=== What the exercise asks ===
Restate the whole listing word for word. Pictures are left out.

=== Supplied information ===
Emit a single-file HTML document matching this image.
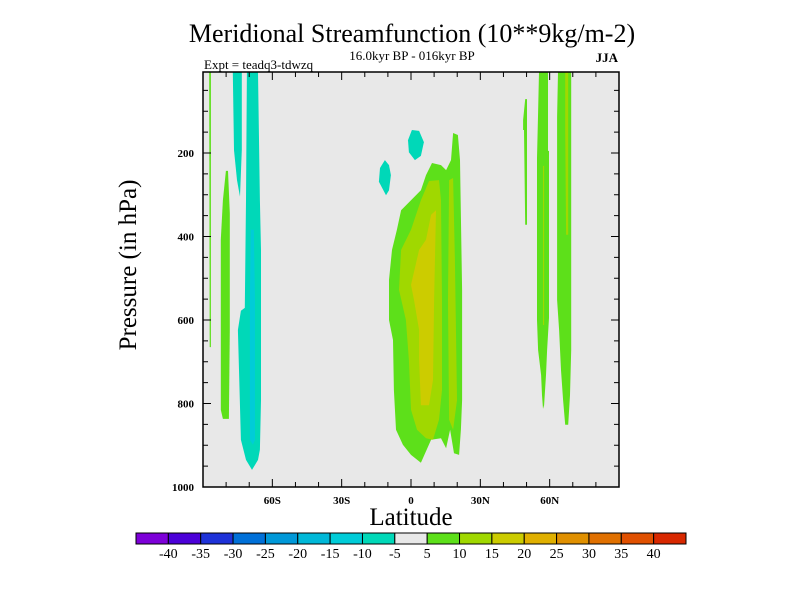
<!DOCTYPE html>
<html><head><meta charset="utf-8"><style>
body{margin:0;background:#fff;}
svg text{font-family:"Liberation Serif",serif;}
</style></head><body>
<svg width="800" height="600" xmlns="http://www.w3.org/2000/svg" id="chart">
<text x="412" y="42" font-size="26" text-anchor="middle">Meridional Streamfunction (10**9kg/m-2)</text>
<text x="412" y="60" font-size="13" text-anchor="middle">16.0kyr BP - 016kyr BP</text>
<text x="204" y="69" font-size="13">Expt = teadq3-tdwzq</text>
<text x="618" y="62" font-size="13" font-weight="bold" text-anchor="end">JJA</text>
<rect x="203" y="72" width="416" height="415" fill="#e8e8e8"/>
<g id="fields"></g>
<g id="axes"></g>
<rect x="203" y="72" width="416" height="415" fill="none" stroke="#000" stroke-width="1.5"/>
<text x="411" y="525" font-size="25" text-anchor="middle">Latitude</text>
<text transform="translate(136,265) rotate(-90)" font-size="25" text-anchor="middle">Pressure (in hPa)</text>
<g id="colorbar"></g>
</svg>
<script>
const levels=[-40,-35,-30,-25,-20,-15,-10,-5,5,10,15,20,25,30,35,40];
const levelColors=["#7d00d8","#4b00d8","#1e32d8","#0070d8","#0098d8","#00b8d8","#00ccd8","#00d8b8","#e8e8e8","#5de01a","#a0d800","#cccc00","#e0b000","#e09000","#e07000","#e05000","#d82800"];
const yTicks=[200,400,600,800,1000];
const xTicks=[-60,-30,0,30,60];
const xTickLabels=["60S","30S","0","30N","60N"];
// contour regions: lower bound of band and [lat,pressure] outline
const regionLevels=[-10,-10,-15,5,5,-10,-10,5,10,10,15,5,5,10,5,10];
const regionOutlines=[
[[-77.1,6],[-73.2,6],[-73.2,193],[-74,305],[-75.3,265],[-76.6,193]],
[[-71,6],[-66.2,6],[-65.4,313],[-64.9,432],[-64.9,792],[-65.4,911],[-66.2,935],[-68.8,959],[-71.4,935],[-73.6,887],[-74.9,624],[-73.6,578],[-71.9,571],[-71.4,313]],
[[-69.3,384],[-68,384],[-67.5,552],[-67.5,887],[-68.4,899],[-69.7,887],[-69.7,552]],
[[-80.1,243],[-79.2,243],[-78.4,344],[-78.4,624],[-78.8,837],[-81.4,837],[-82.3,815],[-82.3,408],[-81.4,313]],
[[-87.3,6],[-86.6,6],[-86.6,665],[-87.1,665]],
[[0.4,145],[3.5,147],[5.6,174],[4.3,207],[1.7,217],[-0.9,198],[-1.3,169]],
[[-11.3,217],[-9.5,229],[-8.7,253],[-9.5,289],[-10.8,301],[-13.9,269],[-13.4,236]],
[[-4.3,337],[0,313],[4.3,289],[6.5,253],[9.1,224],[13,229],[15.2,241],[17.3,217],[18.2,152],[20.3,157],[21.2,217],[22.1,528],[22.1,792],[21.6,863],[20.8,923],[18.6,919],[16.9,863],[15.2,907],[13,883],[8.7,887],[4.3,942],[0,923],[-3.5,899],[-6.5,863],[-7.4,768],[-7.8,648],[-9.5,600],[-9.5,504],[-8.2,432],[-6.1,384]],
[[7.8,267],[12.1,265],[13,313],[13.4,552],[13.4,768],[12.1,839],[9.5,887],[6.5,883],[2.6,863],[0,815],[-0.9,696],[-2.2,600],[-5.2,528],[-4.3,432],[0,384],[4.3,313]],
[[16.5,265],[18.2,260],[19,456],[19.9,792],[18.2,863],[16.5,839],[16,552]],
[[8.7,348],[10.8,337],[10,552],[9.5,744],[7.8,804],[4.3,804],[3.5,696],[3.5,624],[1.3,552],[0,516],[3.5,432],[6.5,408]],
[[49.4,71],[50.2,71],[50.2,372],[49.4,372],[48.9,145],[48.5,145],[48.5,121]],
[[55.4,6],[59.3,6],[59.3,195],[59.7,195],[59.7,595],[58.9,672],[58.4,732],[57.6,804],[57.1,813],[56.7,780],[56.3,732],[55,672],[54.5,600],[54.5,212],[55,102]],
[[57.1,231],[57.6,231],[57.6,612],[57.1,612]],
[[63.6,6],[69.3,6],[69.3,672],[68.8,780],[68,851],[66.7,851],[65.8,792],[64.9,720],[64.1,624],[63.2,552],[63.2,114]],
[[66.7,6],[68,6],[68,396],[67.1,396],[66.7,145]]
];
const NS="http://www.w3.org/2000/svg";
const X0=203,X1=619,Y0=72,Y1=487,PMIN=6,PMAX=1000;
function xs(lat){return X0+(lat+90)/180*(X1-X0);}
function ys(p){return Y0+(p-PMIN)/(PMAX-PMIN)*(Y1-Y0);}
function colorFor(v){let i=0;levels.forEach(l=>{if(l<=v)i++;});return levelColors[i];}
function mk(tag,attrs,parent){const e=document.createElementNS(NS,tag);for(const k in attrs)e.setAttribute(k,attrs[k]);parent.appendChild(e);return e;}
const fg=document.getElementById('fields');
regionOutlines.forEach((pts,i)=>{
  const el=mk('polygon',{points:pts.map(p=>xs(p[0]).toFixed(1)+','+ys(p[1]).toFixed(1)).join(' '),fill:colorFor(regionLevels[i])},fg);
  
  
});
const ax=document.getElementById('axes');
for(let p=50;p<=1000;p+=50){
  const y=ys(p);const major=p%200===0;const L=major?8:5;
  const t1=mk('line',{x1:X0,y1:y,x2:X0+L,y2:y,stroke:'#000','stroke-width':1},ax);
  
  
  const t2=mk('line',{x1:X1,y1:y,x2:X1-L,y2:y,stroke:'#000','stroke-width':1},ax);
  
  
}
yTicks.forEach(p=>{
  const t=mk('text',{x:X0-9,y:ys(p)+4,'font-size':11,'font-weight':'bold','text-anchor':'end'},ax);
  t.textContent=p;
  
  
});
for(let l=-80;l<=80;l+=10){
  const x=xs(l);const L=(l%30===0)?8:5;
  const a=mk('line',{x1:x,y1:Y1,x2:x,y2:Y1-L,stroke:'#000','stroke-width':1},ax);
  
  
  const b=mk('line',{x1:x,y1:Y0,x2:x,y2:Y0+L,stroke:'#000','stroke-width':1},ax);
  
  
}
xTicks.forEach((l,i)=>{
  const t=mk('text',{x:xs(l),y:Y1+17,'font-size':11,'font-weight':'bold','text-anchor':'middle'},ax);
  t.textContent=xTickLabels[i];
  
  
});
const cb=document.getElementById('colorbar');
const CB0=136,CB1=686,CBY=533,CBH=11,w=(CB1-CB0)/levelColors.length;
levelColors.forEach((c,i)=>{
  const r=mk('rect',{x:CB0+i*w,y:CBY,width:w,height:CBH,fill:c,stroke:'#000','stroke-width':1},cb);
  
  
});
levels.forEach((v,i)=>{
  const t=mk('text',{x:CB0+(i+1)*w,y:CBY+CBH+14,'font-size':14,'text-anchor':'middle'},cb);
  t.textContent=v;
  
  
});
</script>
</body></html>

=== Exercise output ===
Emit a single-file HTML document matching this image.
<!DOCTYPE html>
<html><head><meta charset="utf-8"><style>
body{margin:0;background:#fff;}
svg text{font-family:"Liberation Serif",serif;}
</style></head><body>
<svg width="800" height="600" xmlns="http://www.w3.org/2000/svg" id="chart">
<text x="412" y="42" font-size="26" text-anchor="middle">Meridional Streamfunction (10**9kg/m-2)</text>
<text x="412" y="60" font-size="13" text-anchor="middle">16.0kyr BP - 016kyr BP</text>
<text x="204" y="69" font-size="13">Expt = teadq3-tdwzq</text>
<text x="618" y="62" font-size="13" font-weight="bold" text-anchor="end">JJA</text>
<rect x="203" y="72" width="416" height="415" fill="#e8e8e8"/>
<g id="fields"></g>
<g id="axes"></g>
<rect x="203" y="72" width="416" height="415" fill="none" stroke="#000" stroke-width="1.5"/>
<text x="411" y="525" font-size="25" text-anchor="middle">Latitude</text>
<text transform="translate(136,265) rotate(-90)" font-size="25" text-anchor="middle">Pressure (in hPa)</text>
<g id="colorbar"></g>
</svg>
<script>
const levels=[-40,-35,-30,-25,-20,-15,-10,-5,5,10,15,20,25,30,35,40];
const levelColors=["#7d00d8","#4b00d8","#1e32d8","#0070d8","#0098d8","#00b8d8","#00ccd8","#00d8b8","#e8e8e8","#5de01a","#a0d800","#cccc00","#e0b000","#e09000","#e07000","#e05000","#d82800"];
const yTicks=[200,400,600,800,1000];
const xTicks=[-60,-30,0,30,60];
const xTickLabels=["60S","30S","0","30N","60N"];
// contour regions: lower bound of band and [lat,pressure] outline
const regionLevels=[-10,-10,-15,5,5,-10,-10,5,10,10,15,5,5,10,5,10];
const regionOutlines=[
[[-77.1,6],[-73.2,6],[-73.2,193],[-74,305],[-75.3,265],[-76.6,193]],
[[-71,6],[-66.2,6],[-65.4,313],[-64.9,432],[-64.9,792],[-65.4,911],[-66.2,935],[-68.8,959],[-71.4,935],[-73.6,887],[-74.9,624],[-73.6,578],[-71.9,571],[-71.4,313]],
[[-69.3,384],[-68,384],[-67.5,552],[-67.5,887],[-68.4,899],[-69.7,887],[-69.7,552]],
[[-80.1,243],[-79.2,243],[-78.4,344],[-78.4,624],[-78.8,837],[-81.4,837],[-82.3,815],[-82.3,408],[-81.4,313]],
[[-87.3,6],[-86.6,6],[-86.6,665],[-87.1,665]],
[[0.4,145],[3.5,147],[5.6,174],[4.3,207],[1.7,217],[-0.9,198],[-1.3,169]],
[[-11.3,217],[-9.5,229],[-8.7,253],[-9.5,289],[-10.8,301],[-13.9,269],[-13.4,236]],
[[-4.3,337],[0,313],[4.3,289],[6.5,253],[9.1,224],[13,229],[15.2,241],[17.3,217],[18.2,152],[20.3,157],[21.2,217],[22.1,528],[22.1,792],[21.6,863],[20.8,923],[18.6,919],[16.9,863],[15.2,907],[13,883],[8.7,887],[4.3,942],[0,923],[-3.5,899],[-6.5,863],[-7.4,768],[-7.8,648],[-9.5,600],[-9.5,504],[-8.2,432],[-6.1,384]],
[[7.8,267],[12.1,265],[13,313],[13.4,552],[13.4,768],[12.1,839],[9.5,887],[6.5,883],[2.6,863],[0,815],[-0.9,696],[-2.2,600],[-5.2,528],[-4.3,432],[0,384],[4.3,313]],
[[16.5,265],[18.2,260],[19,456],[19.9,792],[18.2,863],[16.5,839],[16,552]],
[[8.7,348],[10.8,337],[10,552],[9.5,744],[7.8,804],[4.3,804],[3.5,696],[3.5,624],[1.3,552],[0,516],[3.5,432],[6.5,408]],
[[49.4,71],[50.2,71],[50.2,372],[49.4,372],[48.9,145],[48.5,145],[48.5,121]],
[[55.4,6],[59.3,6],[59.3,195],[59.7,195],[59.7,595],[58.9,672],[58.4,732],[57.6,804],[57.1,813],[56.7,780],[56.3,732],[55,672],[54.5,600],[54.5,212],[55,102]],
[[57.1,231],[57.6,231],[57.6,612],[57.1,612]],
[[63.6,6],[69.3,6],[69.3,672],[68.8,780],[68,851],[66.7,851],[65.8,792],[64.9,720],[64.1,624],[63.2,552],[63.2,114]],
[[66.7,6],[68,6],[68,396],[67.1,396],[66.7,145]]
];
const NS="http://www.w3.org/2000/svg";
const X0=203,X1=619,Y0=72,Y1=487,PMIN=6,PMAX=1000;
function xs(lat){return X0+(lat+90)/180*(X1-X0);}
function ys(p){return Y0+(p-PMIN)/(PMAX-PMIN)*(Y1-Y0);}
function colorFor(v){let i=0;levels.forEach(l=>{if(l<=v)i++;});return levelColors[i];}
function mk(tag,attrs,parent){const e=document.createElementNS(NS,tag);for(const k in attrs)e.setAttribute(k,attrs[k]);parent.appendChild(e);return e;}
const fg=document.getElementById('fields');
regionOutlines.forEach((pts,i)=>{
  const el=mk('polygon',{points:pts.map(p=>xs(p[0]).toFixed(1)+','+ys(p[1]).toFixed(1)).join(' '),fill:colorFor(regionLevels[i])},fg);
  
  
});
const ax=document.getElementById('axes');
for(let p=50;p<=1000;p+=50){
  const y=ys(p);const major=p%200===0;const L=major?8:5;
  const t1=mk('line',{x1:X0,y1:y,x2:X0+L,y2:y,stroke:'#000','stroke-width':1},ax);
  
  
  const t2=mk('line',{x1:X1,y1:y,x2:X1-L,y2:y,stroke:'#000','stroke-width':1},ax);
  
  
}
yTicks.forEach(p=>{
  const t=mk('text',{x:X0-9,y:ys(p)+4,'font-size':11,'font-weight':'bold','text-anchor':'end'},ax);
  t.textContent=p;
  
  
});
for(let l=-80;l<=80;l+=10){
  const x=xs(l);const L=(l%30===0)?8:5;
  const a=mk('line',{x1:x,y1:Y1,x2:x,y2:Y1-L,stroke:'#000','stroke-width':1},ax);
  
  
  const b=mk('line',{x1:x,y1:Y0,x2:x,y2:Y0+L,stroke:'#000','stroke-width':1},ax);
  
  
}
xTicks.forEach((l,i)=>{
  const t=mk('text',{x:xs(l),y:Y1+17,'font-size':11,'font-weight':'bold','text-anchor':'middle'},ax);
  t.textContent=xTickLabels[i];
  
  
});
const cb=document.getElementById('colorbar');
const CB0=136,CB1=686,CBY=533,CBH=11,w=(CB1-CB0)/levelColors.length;
levelColors.forEach((c,i)=>{
  const r=mk('rect',{x:CB0+i*w,y:CBY,width:w,height:CBH,fill:c,stroke:'#000','stroke-width':1},cb);
  
  
});
levels.forEach((v,i)=>{
  const t=mk('text',{x:CB0+(i+1)*w,y:CBY+CBH+14,'font-size':14,'text-anchor':'middle'},cb);
  t.textContent=v;
  
  
});
</script>
</body></html>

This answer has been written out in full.